After transferring to Riverside City College from Marseille, France, Louis Grandi’s impact on the men’s water polo team has not gone unnoticed.

With a college career total of 76 goals and 46 steals, Grandi has helped his team secure nine wins so far this season. Grandi believes a strong mental game is important in improving the team’s play from here on.

“Being more focused until the end of the game will allow us to win against stronger teams,” Grandi said.

As a swimmer at a young age, Grandi was always fascinated by water polo and thought about giving it a try. Ten years later, Grandi’s love for water polo has remained unwavering.

“I was a swimmer at the beginning and when I saw the practice I said I wanted to try,” Grandi said. 

When deciding on what his future would look like outside of France, Grandi believed that coming to the U.S. was the best option. Through connections from his old teammate from their club, Cercle des Nageurs de Marseille, Grandi learned more about playing in the U.S. and attending school. 

“I wanted to continue playing water polo and do a good study so the best option to do

both was to go to the U.S.A,” Grandi said. “I knew RCC because Leonardo, a former RCC player, came here before and advised me.”

Once Grandi decided to travel abroad to continue playing and learning, he became nervous about his relationship with his team and his host family. After he got here, though, he felt very welcomed by everyone. 

“My teammates were very cool with me,” Grandi said. “I was afraid for the place where I would live but it’s very nice, the family is very good so I was happy.” 

After adjusting to his new surroundings and way of living, Grandi noticed many differences between water polo in France versus in the U.S. He said practices are faster and more intense here. In contrast, the defense is harder in France, and they don’t have as many practices. Though, one thing stood out more than the rest to Grandi. 

“Water polo in the United States considers you a true athlete,” Grandi said. “So we train like real athletes and we have a team following us to help us whether it’s for the doctors (athletic trainers) or the school counselor.”

Grandi is happy to be on a new team and feels that they have positively impacted his experience in the U.S. His teammates have also expressed how Grandi has positively affected the team and described him as a key playmaker. 

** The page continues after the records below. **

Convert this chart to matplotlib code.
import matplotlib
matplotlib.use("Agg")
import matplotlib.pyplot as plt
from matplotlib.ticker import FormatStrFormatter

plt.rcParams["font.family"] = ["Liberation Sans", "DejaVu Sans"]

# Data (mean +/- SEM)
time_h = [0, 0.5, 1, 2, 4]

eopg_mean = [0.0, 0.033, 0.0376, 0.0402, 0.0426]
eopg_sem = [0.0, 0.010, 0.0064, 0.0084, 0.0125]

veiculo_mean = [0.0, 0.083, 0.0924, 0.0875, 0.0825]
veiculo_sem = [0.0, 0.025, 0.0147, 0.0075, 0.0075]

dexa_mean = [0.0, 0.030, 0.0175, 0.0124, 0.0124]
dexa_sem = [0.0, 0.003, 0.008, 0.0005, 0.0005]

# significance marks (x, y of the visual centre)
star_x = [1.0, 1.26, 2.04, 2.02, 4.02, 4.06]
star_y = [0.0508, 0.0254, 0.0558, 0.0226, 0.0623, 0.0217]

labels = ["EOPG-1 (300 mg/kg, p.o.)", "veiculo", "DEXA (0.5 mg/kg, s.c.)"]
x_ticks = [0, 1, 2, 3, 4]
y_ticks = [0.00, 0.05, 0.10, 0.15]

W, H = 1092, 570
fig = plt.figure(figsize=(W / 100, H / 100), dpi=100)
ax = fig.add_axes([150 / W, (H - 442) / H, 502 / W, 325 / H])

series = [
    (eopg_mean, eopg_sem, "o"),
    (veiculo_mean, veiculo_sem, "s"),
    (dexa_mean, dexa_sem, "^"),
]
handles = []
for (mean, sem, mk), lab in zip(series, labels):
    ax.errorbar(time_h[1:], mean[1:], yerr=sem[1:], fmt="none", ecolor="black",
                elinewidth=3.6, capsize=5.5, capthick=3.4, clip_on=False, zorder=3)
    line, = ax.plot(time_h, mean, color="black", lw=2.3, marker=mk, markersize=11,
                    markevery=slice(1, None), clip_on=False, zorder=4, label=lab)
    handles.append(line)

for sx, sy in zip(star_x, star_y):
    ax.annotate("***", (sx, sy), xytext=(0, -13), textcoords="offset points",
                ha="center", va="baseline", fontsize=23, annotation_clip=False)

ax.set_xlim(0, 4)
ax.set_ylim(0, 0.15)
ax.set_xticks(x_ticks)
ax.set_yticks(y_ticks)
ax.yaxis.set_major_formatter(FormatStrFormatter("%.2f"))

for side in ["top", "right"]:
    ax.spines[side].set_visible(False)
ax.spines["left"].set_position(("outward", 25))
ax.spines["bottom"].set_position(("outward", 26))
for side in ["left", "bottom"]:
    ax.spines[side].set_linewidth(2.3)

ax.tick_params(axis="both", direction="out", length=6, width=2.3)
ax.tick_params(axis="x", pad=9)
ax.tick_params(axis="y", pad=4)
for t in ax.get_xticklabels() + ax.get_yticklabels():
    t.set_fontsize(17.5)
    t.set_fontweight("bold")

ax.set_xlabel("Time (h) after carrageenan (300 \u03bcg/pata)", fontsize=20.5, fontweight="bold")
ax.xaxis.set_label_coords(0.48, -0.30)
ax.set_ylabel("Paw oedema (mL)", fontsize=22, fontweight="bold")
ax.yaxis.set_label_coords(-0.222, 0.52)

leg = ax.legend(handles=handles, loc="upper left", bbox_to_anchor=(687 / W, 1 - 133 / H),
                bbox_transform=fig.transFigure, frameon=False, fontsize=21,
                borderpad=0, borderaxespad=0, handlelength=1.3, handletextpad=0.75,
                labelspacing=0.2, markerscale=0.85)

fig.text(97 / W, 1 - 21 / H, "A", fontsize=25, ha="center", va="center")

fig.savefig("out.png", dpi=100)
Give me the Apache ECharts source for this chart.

“Louis is one of our main scorers and playmakers on our team,” Tommy Dempsey, a teammate of Grandi, said. “He is one of our smartest players.”

Seth Zarn, another player on the RCC water polo team, believes Grandi is a fantastic player. 

“When he’s in the water he’s a monster,” Zarn said. “And as a player he’s different from the rest because of his love for the game. Even though he’s hard to understand sometimes his drive to win is very clear.”

Outside of training, Grandi’s teammates see him as funny and always eager to learn about anything. When asked about any culture shocks he experienced when he came to the U.S., Grandi couldn’t get over the ambiance. 

“I think the grandness of the places and buildings surprised me when I arrived,” Grandi said. “I still enjoy everything I’ve seen like the beaches in Laguna, sunrise and sunset. School campuses and sports are well represented here.”

As Grandi continues to excel in water polo, he is also working hard in academics. Grandi is majoring in administrations and information systems and hopes to transfer to a four year and continue to play at a division one school. 

“I learn more and more in America so for the moment I think I want to stay here and maybe go to a university,” Grandi said. “I would like to try to go to a university that plays division one to continue to play in good conditions.”